Julian Charles

Personal information
- Full name: Julian Desmond Charles
- Born: 3 May 1961 (age 65) Laborie, Saint Lucia
- Nickname: Charlo
- Batting: Right-handed
- Bowling: Right-arm leg spin

Domestic team information
- 1983–1992: Windward Islands
- Source: CricketArchive, 28 December 2015

= Julian Charles (cricketer) =

Saint Lucian cricketer

Julian Desmond Charles (born 3 May 1961) is a former Saint Lucian cricketer who played for the Windward Islands in West Indian domestic cricket. He was the first Saint Lucian to score a first-class hundred.
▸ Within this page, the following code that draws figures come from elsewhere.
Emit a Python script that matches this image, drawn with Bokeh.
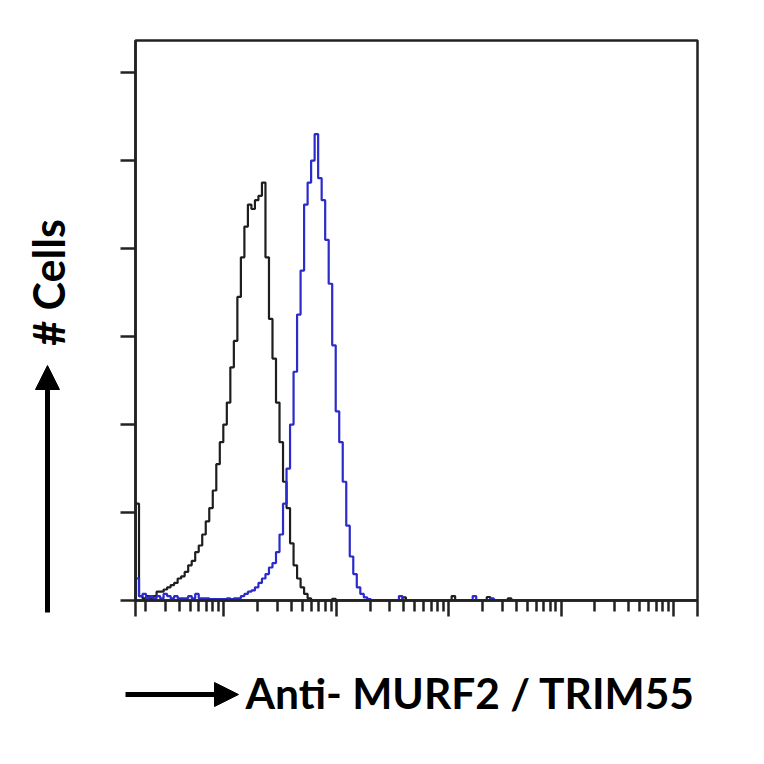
import numpy as np
from bokeh.plotting import figure
from bokeh.models import Range1d, FixedTicker, Label, Arrow, NormalHead
from bokeh.layouts import row, column
from bokeh.embed import file_html
from bokeh.resources import INLINE

# ---- data: histogram channels (1/32 decade wide) ----
log_start = 0.214          # log10 of left end of axis
log_end = 5.214            # log10 of right end of axis
channels_per_decade = 32

isotype_counts = [22, 1, 0.5, 1, 0.5, 1, 2, 2, 2.5, 3,
                  3.5, 4, 5, 5.5, 6.5, 8, 9, 11, 12.5, 15,
                  18, 21, 25, 31, 36, 40, 45, 53, 59, 69,
                  78, 85, 90, 89, 91, 92, 95, 78, 64, 55,
                  45, 36, 27, 21, 13, 8, 5, 3, 1.5, 0.5,
                  0, 0, 0, 0, 0, 0, 0.4, 0, 0, 0,
                  0, 0, 0, 0, 0, 0, 0, 0, 0, 0,
                  0, 0, 0, 0, 0, 0, 0.7, 0, 0, 0,
                  0, 0, 0, 0, 0, 0, 0, 0, 0, 0,
                  1, 0, 0, 0, 0, 0, 0, 0, 0, 0,
                  0.8, 0, 0, 0, 0, 0, 0.5, 0, 0, 0]
antibody_counts = [5, 1, 1.5, 0.5, 1, 0.5, 1, 0.5, 1.5, 1,
                   0.5, 1, 0.5, 0.5, 0.5, 1, 0.5, 1.5, 0.5, 0.5,
                   0.5, 0.3, 0.3, 0.3, 0.3, 0.3, 0.5, 0.3, 0.5, 0.5,
                   1, 1.5, 2, 2.3, 3, 4, 5, 6, 7.5, 8.5,
                   11, 15, 22, 30, 40, 52, 65, 75, 90, 95,
                   100, 106, 96, 91, 82, 72, 58, 43, 36, 27,
                   17, 10, 6, 3, 1.5, 0.7, 0.3, 0, 0, 0,
                   0, 0, 0, 0, 0, 1, 0, 0, 0, 0,
                   0, 0, 0, 0, 0, 0, 0, 0, 0, 0,
                   0, 0, 0, 0, 0, 0, 1, 0, 0, 0,
                   0, 0.5, 0, 0, 0, 0, 0, 0, 0, 0]

y_ticks = [0, 20, 40, 60, 80, 100, 120]
y_max = 127.3

x_title = "Anti- MURF2 / TRIM55"
y_title = "# Cells"

n_ch = int(round((log_end - log_start) * channels_per_decade))
edges = 10 ** (log_start + np.arange(n_ch + 1) / channels_per_decade)


def pad(c):
    return np.array(list(c) + [0] * (n_ch - len(c)), dtype=float)


def blank(w, h, x0, y0):
    # empty panel whose data coordinates equal page pixels
    f = figure(width=w, height=h, x_range=Range1d(x0, x0 + w),
               y_range=Range1d(y0 + h, y0),
               output_backend="svg", toolbar_location=None,
               x_axis_location=None, y_axis_location=None,
               min_border_left=0, min_border_right=0,
               min_border_top=0, min_border_bottom=0)
    f.title.visible = False
    f.outline_line_color = None
    f.grid.visible = False
    f.background_fill_color = "white"
    f.border_fill_color = "white"
    return f


p = figure(width=656, height=630, x_axis_type="log",
           x_range=Range1d(10 ** log_start, 10 ** log_end),
           y_range=Range1d(0, y_max),
           output_backend="svg", toolbar_location=None,
           min_border_left=35, min_border_right=59,
           min_border_top=40, min_border_bottom=30)
p.background_fill_color = "white"
p.border_fill_color = "white"
p.grid.visible = False
p.outline_line_color = "#222222"
p.outline_line_width = 2.5

for counts, color in [(isotype_counts, "#1e1e1e"), (antibody_counts, "#2b2bcc")]:
    c = pad(counts)
    xs = np.concatenate([[edges[0]], edges[:-1], [edges[-1]]])
    ys = np.concatenate([[0], c, [0]])
    p.step(xs, ys, mode="after", line_color=color, line_width=2.2)

decades = [10, 100, 1000, 10000, 100000]
minor = [k * 10 ** d for d in range(0, 6) for k in range(2, 10)]
p.xaxis.ticker = FixedTicker(ticks=[10 ** log_start] + decades + [10 ** log_end],
                             minor_ticks=minor)
p.yaxis.ticker = FixedTicker(ticks=y_ticks, minor_ticks=[])
for ax in (p.xaxis, p.yaxis):
    ax.axis_line_color = "#222222"
    ax.axis_line_width = 2.5
    ax.major_tick_line_color = "#222222"
    ax.minor_tick_line_color = "#222222"
    ax.major_tick_line_width = 2.5
    ax.minor_tick_line_width = 2.5
    ax.major_tick_in = 0
    ax.minor_tick_in = 0
    ax.major_label_text_font_size = "0px"
p.xaxis.major_tick_out = 16
p.xaxis.minor_tick_out = 11
p.yaxis.major_tick_out = 15
p.yaxis.minor_tick_out = 0

font = "Lato"
head = dict(size=24, fill_color="black", line_color="black")

# left panel: vertical arrow + y title
left = blank(100, 756, 0, 0)
left.add_layout(Arrow(x_start=47, y_start=612, x_end=47, y_end=365,
                      line_width=5, line_color="black", end=NormalHead(**head)))
left.add_layout(Label(x=48, y=282, text=y_title, angle=np.pi / 2,
                      text_font=font, text_font_style="bold",
                      text_font_size="43px", text_color="black",
                      text_baseline="middle", text_align="center"))

# bottom panel: horizontal arrow + x title
bottom = blank(656, 126, 100, 630)
bottom.add_layout(Arrow(x_start=125, y_start=694, x_end=238, y_end=694,
                        line_width=5, line_color="black", end=NormalHead(**head)))
bottom.add_layout(Label(x=245, y=692, text=x_title,
                        text_font=font, text_font_style="bold",
                        text_font_size="42.5px", text_color="black",
                        text_baseline="alphabetic", text_align="left"))

layout = row(left, column(row(p), bottom, spacing=0), spacing=0)
open("out.html", "w").write(file_html(layout, INLINE))
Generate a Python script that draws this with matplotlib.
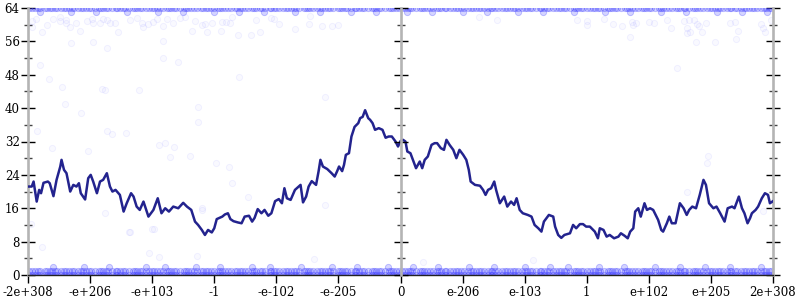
import matplotlib
matplotlib.use("Agg")
import matplotlib.pyplot as plt
from matplotlib.ticker import MultipleLocator

# x is in "float order" units: 0..12, one unit per labelled tick
tick_labels = ['-2e+308', '-e+206', '-e+103', '-1', '-e-102', '-e-205', '0',
               'e-206', 'e-103', '1', 'e+102', 'e+205', '2e+308']

# running mean
line_x = [0.00, 0.06, 0.09, 0.14, 0.18, 0.21, 0.25, 0.32, 0.35, 0.41, 0.46, 0.52, 0.54, 0.58,
          0.62, 0.68, 0.73, 0.78, 0.82, 0.85, 0.92, 0.97, 1.01, 1.05, 1.11, 1.16, 1.21, 1.27,
          1.32, 1.36, 1.41, 1.48, 1.54, 1.59, 1.66, 1.70, 1.75, 1.80, 1.86, 1.94, 2.02, 2.09,
          2.15, 2.21, 2.27, 2.34, 2.42, 2.50, 2.56, 2.63, 2.69, 2.74, 2.80, 2.85, 2.90, 2.96,
          3.00, 3.04, 3.13, 3.17, 3.22, 3.26, 3.31, 3.38, 3.44, 3.49, 3.56, 3.61, 3.65, 3.70,
          3.76, 3.81, 3.87, 3.92, 3.98, 4.04, 4.09, 4.13, 4.17, 4.23, 4.30, 4.33, 4.39, 4.43,
          4.48, 4.52, 4.57, 4.64, 4.68, 4.71, 4.75, 4.82, 4.89, 4.94, 4.98, 5.01, 5.06, 5.09,
          5.12, 5.17, 5.21, 5.26, 5.32, 5.35, 5.39, 5.43, 5.48, 5.51, 5.55, 5.59, 5.65, 5.71,
          5.76, 5.81, 5.86, 5.92, 5.96, 6.00, 6.04, 6.08, 6.11, 6.16, 6.22, 6.25, 6.31, 6.35,
          6.39, 6.44, 6.50, 6.55, 6.59, 6.65, 6.70, 6.74, 6.79, 6.85, 6.90, 6.95, 7.01, 7.06,
          7.10, 7.13, 7.20, 7.28, 7.33, 7.37, 7.41, 7.46, 7.51, 7.54, 7.60, 7.67, 7.72, 7.78,
          7.83, 7.87, 7.92, 7.97, 8.05, 8.11, 8.16, 8.22, 8.27, 8.31, 8.35, 8.39, 8.46, 8.49,
          8.54, 8.59, 8.64, 8.73, 8.78, 8.83, 8.89, 8.94, 8.99, 9.05, 9.13, 9.18, 9.21, 9.27,
          9.32, 9.37, 9.44, 9.51, 9.55, 9.61, 9.66, 9.70, 9.75, 9.78, 9.83, 9.87, 9.93, 9.97,
          10.02, 10.07, 10.11, 10.15, 10.20, 10.23, 10.29, 10.33, 10.37, 10.43, 10.50, 10.56,
          10.61, 10.65, 10.70, 10.76, 10.82, 10.88, 10.92, 10.97, 11.04, 11.09, 11.15, 11.22,
          11.27, 11.34, 11.38, 11.42, 11.45, 11.50, 11.54, 11.59, 11.63, 11.66, 11.72, 11.76,
          11.82, 11.87, 11.92, 11.95, 12.00]
line_y = [21.2, 21.2, 22.4, 17.6, 20.4, 19.6, 22.1, 22.4, 22.0, 18.9, 22.8, 26.0, 27.6, 25.2,
          24.4, 20.0, 21.6, 21.2, 22.0, 19.6, 18.1, 23.2, 24.0, 22.4, 19.6, 22.4, 22.8, 24.4,
          21.2, 20.0, 20.4, 19.2, 15.2, 17.2, 19.6, 18.8, 16.4, 15.6, 17.6, 14.0, 15.6, 18.4,
          14.8, 16.0, 15.2, 16.4, 16.0, 17.3, 16.4, 15.6, 12.8, 12.0, 10.8, 9.6, 10.8, 10.2,
          11.2, 13.4, 14.0, 14.5, 14.8, 13.4, 12.9, 12.6, 12.4, 14.0, 14.2, 12.8, 13.7, 15.8,
          14.8, 15.6, 14.2, 14.8, 17.7, 18.2, 17.2, 20.8, 18.4, 18.0, 20.4, 20.8, 21.6, 17.4,
          18.8, 21.2, 22.5, 21.6, 24.8, 27.6, 26.0, 25.4, 24.4, 23.6, 24.9, 26.0, 24.9, 26.4,
          28.8, 29.2, 33.2, 35.5, 36.4, 37.6, 37.9, 39.5, 37.6, 37.2, 36.4, 34.8, 35.2, 34.8,
          32.9, 33.2, 33.2, 32.0, 30.8, 32.1, 32.4, 32.0, 29.6, 29.2, 26.8, 25.6, 27.2, 25.6,
          27.6, 28.4, 31.2, 31.6, 31.6, 30.4, 30.0, 32.4, 31.2, 30.0, 28.0, 30.0, 28.8, 27.6,
          25.2, 22.4, 21.6, 21.4, 20.4, 19.2, 20.4, 20.8, 22.4, 20.4, 17.2, 18.8, 16.4, 17.6,
          16.8, 18.4, 15.6, 14.8, 14.4, 14.0, 12.0, 11.2, 10.4, 12.8, 13.6, 14.4, 14.0, 11.6,
          9.6, 8.9, 9.6, 10.0, 12.0, 11.2, 12.2, 12.2, 11.6, 11.6, 10.4, 8.8, 11.2, 10.8,
          9.2, 9.6, 8.8, 9.2, 10.0, 9.4, 8.8, 10.4, 11.2, 15.2, 16.0, 14.0, 17.2, 15.6,
          16.0, 15.6, 14.4, 13.2, 10.8, 10.4, 12.4, 14.0, 12.4, 12.4, 17.2, 16.0,
          14.4, 15.6, 16.4, 16.0, 19.2, 22.8, 21.6, 17.2, 16.0, 16.4, 14.8, 12.8,
          16.0, 16.4, 16.0, 17.6, 18.8, 16.0, 14.8, 12.4, 13.6, 14.8, 15.6, 16.4,
          18.4, 19.6, 19.2, 17.2, 17.7]

# samples: dense rows at the bottom and the top
band_a = [0.02, 0.11, 0.19, 0.31, 0.38, 0.47, 0.58, 0.66, 0.74, 0.85, 0.93, 1.02, 1.14, 1.21,
          1.29, 1.41, 1.48, 1.57, 1.69, 1.76, 1.84, 1.95, 2.03, 2.12, 2.24, 2.31, 2.39, 2.51,
          2.58, 2.67, 2.79, 2.86, 2.94, 3.06, 3.13, 3.22, 3.34, 3.41, 3.49, 3.61, 3.68, 3.77,
          3.89, 3.96, 4.04, 4.16, 4.23, 4.32, 4.44, 4.51, 4.59, 4.71, 4.78, 4.87, 4.99, 5.06,
          5.14, 5.26, 5.33, 5.42, 5.54, 5.61, 5.69, 5.81, 5.88, 5.97, 6.03, 6.12, 6.19, 6.31,
          6.38, 6.47, 6.58, 6.66, 6.74, 6.85, 6.93, 7.02, 7.14, 7.21, 7.29, 7.41, 7.48, 7.57,
          7.69, 7.76, 7.84, 7.95, 8.03, 8.12, 8.24, 8.31, 8.39, 8.51, 8.58, 8.67, 8.79, 8.86,
          8.94, 9.06, 9.13, 9.22, 9.34, 9.41, 9.49, 9.61, 9.68, 9.77, 9.89, 9.96, 10.04, 10.16,
          10.23, 10.32, 10.44, 10.51, 10.59, 10.71, 10.78, 10.87, 10.99, 11.06, 11.14, 11.26,
          11.33, 11.42, 11.54, 11.61, 11.69, 11.81, 11.88, 11.97]
band_b = [0.06, 0.16, 0.27, 0.35, 0.43, 0.53, 0.62, 0.71, 0.80, 0.89, 0.98, 1.08, 1.17, 1.25,
          1.35, 1.44, 1.53, 1.62, 1.72, 1.80, 1.90, 1.99, 2.08, 2.17, 2.27, 2.35, 2.45, 2.54,
          2.63, 2.72, 2.82, 2.90, 3.00, 3.09, 3.18, 3.27, 3.37, 3.45, 3.55, 3.64, 3.73, 3.82,
          3.92, 4.00, 4.10, 4.19, 4.28, 4.37, 4.47, 4.55, 4.65, 4.74, 4.83, 4.92, 5.02, 5.10,
          5.20, 5.29, 5.38, 5.47, 5.57, 5.65, 5.75, 5.84, 5.93, 6.07, 6.16, 6.25, 6.35, 6.43,
          6.53, 6.62, 6.71, 6.80, 6.90, 6.98, 7.08, 7.17, 7.26, 7.35, 7.45, 7.53, 7.63, 7.72,
          7.81, 7.90, 8.00, 8.08, 8.18, 8.27, 8.36, 8.45, 8.55, 8.63, 8.73, 8.82, 8.91, 9.00,
          9.10, 9.18, 9.28, 9.37, 9.46, 9.55, 9.65, 9.73, 9.83, 9.92, 10.01, 10.10, 10.20, 10.28,
          10.38, 10.47, 10.56, 10.65, 10.75, 10.83, 10.93, 11.02, 11.11, 11.20, 11.30, 11.38,
          11.48, 11.57, 11.66, 11.75, 11.85, 11.93]
sparse_a = [0.4, 0.9, 1.3, 1.9, 2.2, 2.7, 3.1, 3.6, 3.9, 4.4, 4.9, 5.3, 5.8, 6.2, 6.6, 7.1,
            7.5, 8.0, 8.4, 8.7, 9.2, 9.6, 10.1, 10.5, 10.9, 11.3, 11.8]
sparse_b = [0.2, 0.7, 1.1, 1.6, 2.1, 2.5, 3.0, 3.4, 3.8, 4.3, 4.7, 5.2, 5.6, 6.1, 6.5, 7.0,
            7.4, 7.9, 8.3, 8.8, 9.3, 9.7, 10.2, 10.6, 11.1, 11.5, 11.9]

# loose samples in between
loose_x = [0.06, 0.13, 0.06, 0.22, 0.30, 0.41, 0.52, 0.51, 0.62, 0.62, 0.68, 0.78, 0.84, 0.95,
           1.03, 1.04, 1.16, 1.21, 1.27, 1.32, 1.40, 1.45, 1.64, 1.75, 1.83, 1.86, 1.94, 2.02,
           2.07, 2.18, 2.24, 2.34, 2.45, 2.53, 2.64, 2.69, 0.70, 0.20, 0.34, 0.54, 0.60, 0.86,
           1.19, 1.24, 1.28, 1.04, 1.79, 2.17, 2.18, 2.41, 2.74, 2.74, 1.27, 1.36, 1.58, 0.15,
           2.80, 2.85, 2.89, 2.96, 3.11, 3.12, 3.19, 3.26, 3.28, 3.39, 3.59, 3.68, 3.73, 3.91,
           3.97, 4.04, 4.30, 4.52, 4.55, 4.74, 4.90, 5.00, 3.40, 4.78, 3.03, 3.24, 3.28, 3.54,
           2.81, 4.78, 4.60, 7.27, 7.55, 8.84, 9.01, 9.01, 9.28, 9.43, 9.57, 9.69, 9.73, 9.80,
           9.74, 10.01, 10.08, 10.30, 10.36, 10.62, 10.56, 10.62, 10.64, 10.67, 10.73, 10.77,
           10.80, 10.85, 10.92, 10.76, 11.07, 11.30, 11.39, 11.43, 11.40, 11.81, 11.84, 11.87,
           11.96, 10.46, 10.96, 10.93, 10.61, 11.84, 8.14, 6.37, 0.22, 1.64, 1.99, 2.61, 1.95,
           2.11, 2.72, 0.38, 0.96, 2.11, 2.20, 2.35, 2.29, 1.24, 0.05, 1.63, 2.03, 2.80]
loose_y = [61.0, 61.3, 59.5, 58.3, 59.9, 61.3, 61.8, 61.0, 61.1, 60.5, 59.5, 60.5, 58.5, 61.0,
           61.3, 60.3, 60.5, 61.3, 61.1, 60.3, 60.5, 58.3, 61.1, 61.5, 60.5, 59.5, 60.1, 60.7,
           61.3, 59.7, 61.3, 60.3, 61.5, 61.8, 58.5, 61.0, 55.5, 50.3, 46.9, 45.1, 41.1, 38.8,
           44.5, 44.3, 54.3, 55.9, 44.3, 56.2, 51.9, 51.1, 40.2, 36.7, 34.6, 33.8, 34.1, 34.5,
           59.9, 60.1, 58.3, 60.5, 58.5, 60.7, 60.7, 60.5, 61.9, 57.5, 57.5, 61.1, 58.3, 61.5,
           61.3, 60.1, 58.9, 60.1, 62.1, 59.7, 59.7, 59.9, 47.4, 42.7, 26.8, 26.0, 22.0, 18.6,
           15.7, 16.8, 3.8, 61.8, 61.1, 61.1, 61.0, 60.0, 61.3, 60.1, 59.7, 57.1, 60.7, 60.5,
           59.9, 60.7, 60.5, 61.1, 59.1, 58.1, 61.0, 59.1, 61.1, 58.3, 61.1, 60.1,
           59.7, 58.3, 60.3, 55.8, 55.8, 60.3, 60.7, 58.5, 56.5, 60.1, 59.1, 58.3,
           61.1, 49.5, 28.5, 26.9, 20.0, 15.4, 3.6, 3.2, 6.6, 10.4, 11.0, 28.5, 5.2,
           4.3, 4.6, 30.4, 29.8, 31.2, 31.7, 30.8, 28.2, 14.8, 12.2, 10.4, 11.0, 16.0]

rows = [(0, band_a), (0, band_b), (1, band_b), (1, band_a), (2, sparse_a),
        (64, band_a), (64, band_b), (63, sparse_b)]

fig = plt.figure(figsize=(8, 3), dpi=100)
ax = fig.add_axes([28 / 800, 25 / 300, 745 / 800, 267 / 300])

dot = dict(s=20, marker='o', linewidths=0.7, zorder=2)
for yv, xs in rows:
    ax.scatter(xs, [yv] * len(xs), facecolor=(0.25, 0.25, 1, 0.22),
               edgecolor=(0.25, 0.25, 1, 0.3), **dot)
ax.scatter(loose_x, loose_y, facecolor=(0.3, 0.3, 1, 0.03),
           edgecolor=(0.3, 0.3, 1, 0.07), **dot)

ax.plot(line_x, line_y, color='#23238e', lw=1.8, zorder=3, solid_joinstyle='round')

ax.set_xlim(0, 12)
ax.set_ylim(0, 64)
ax.set_xticks(range(13))
ax.set_xticklabels(tick_labels, family='DejaVu Serif', fontsize=8.5)
ax.yaxis.set_major_locator(MultipleLocator(8))
ax.yaxis.set_minor_locator(MultipleLocator(4))
ax.tick_params(axis='y', labelsize=8.5, labelfontfamily='DejaVu Serif')
ax.yaxis.set_ticks_position('both')
ax.tick_params(axis='y', which='major', direction='inout', length=10, width=1, color='k', pad=1)
ax.tick_params(axis='y', which='minor', direction='inout', length=6, width=1, color='#444444')
ax.tick_params(axis='x', direction='out', length=6, width=1, color='k', pad=2)

for s in ('left', 'right'):
    ax.spines[s].set_color('#b4b4b4')
    ax.spines[s].set_linewidth(1.9)
ax.spines['top'].set_visible(False)
ax.spines['bottom'].set_color('#222222')
ax.spines['bottom'].set_linewidth(1)

# middle axis at x = 0
mid = fig.add_axes(ax.get_position(), sharey=ax)
mid.patch.set_visible(False)
mid.set_xlim(0, 12)
mid.set_xticks([])
for s in ('top', 'bottom', 'right'):
    mid.spines[s].set_visible(False)
mid.spines['left'].set_position(('data', 6))
mid.spines['left'].set_color('#b4b4b4')
mid.spines['left'].set_linewidth(1.9)
mid.tick_params(axis='y', which='both', labelleft=False, labelright=False, right=False)
mid.tick_params(axis='y', which='major', direction='inout', length=10, width=1, color='k')
mid.tick_params(axis='y', which='minor', direction='inout', length=6, width=1, color='#444444')

fig.savefig('out.png', dpi=100)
A right-handed middle-order batsman and occasional leg spin bowler, Charles made his first-class debut for the Windwards during the 1982–83 Shell Shield season. He scored his maiden first-class century during the 1985–86 season (114 against Guyana), having earlier spent the 1985 English season playing for Cornwall in the Minor Counties Championship. At the beginning of the 1986–87 season, Charles was selected to tour Zimbabwe with a "West Indies B" team, playing both first-class and limited-overs fixtures. In a three-day match against the Zimbabwe Cricket Union President's XI, he made what was to be his highest first-class score, 185 runs from third in the batting order. Charles continued playing for the Windwards up until the 1991–92 season, but passed fifty only three times in his last five seasons.

Since the conclusion of his playing career, he has filled several administrative roles, including serving as both a director and chairman of selectors of the Windward Islands Cricket Board of Control, and as a director of the West Indies Cricket Board. He was elected President of the Saint Lucia National Cricket Association in 2009, and was re-elected in 2011, 2013, and 2015.

In February 2020, he was named in the West Indies' squad for the Over-50s Cricket World Cup in South Africa. However, the tournament was cancelled during the third round of matches due to the coronavirus pandemic.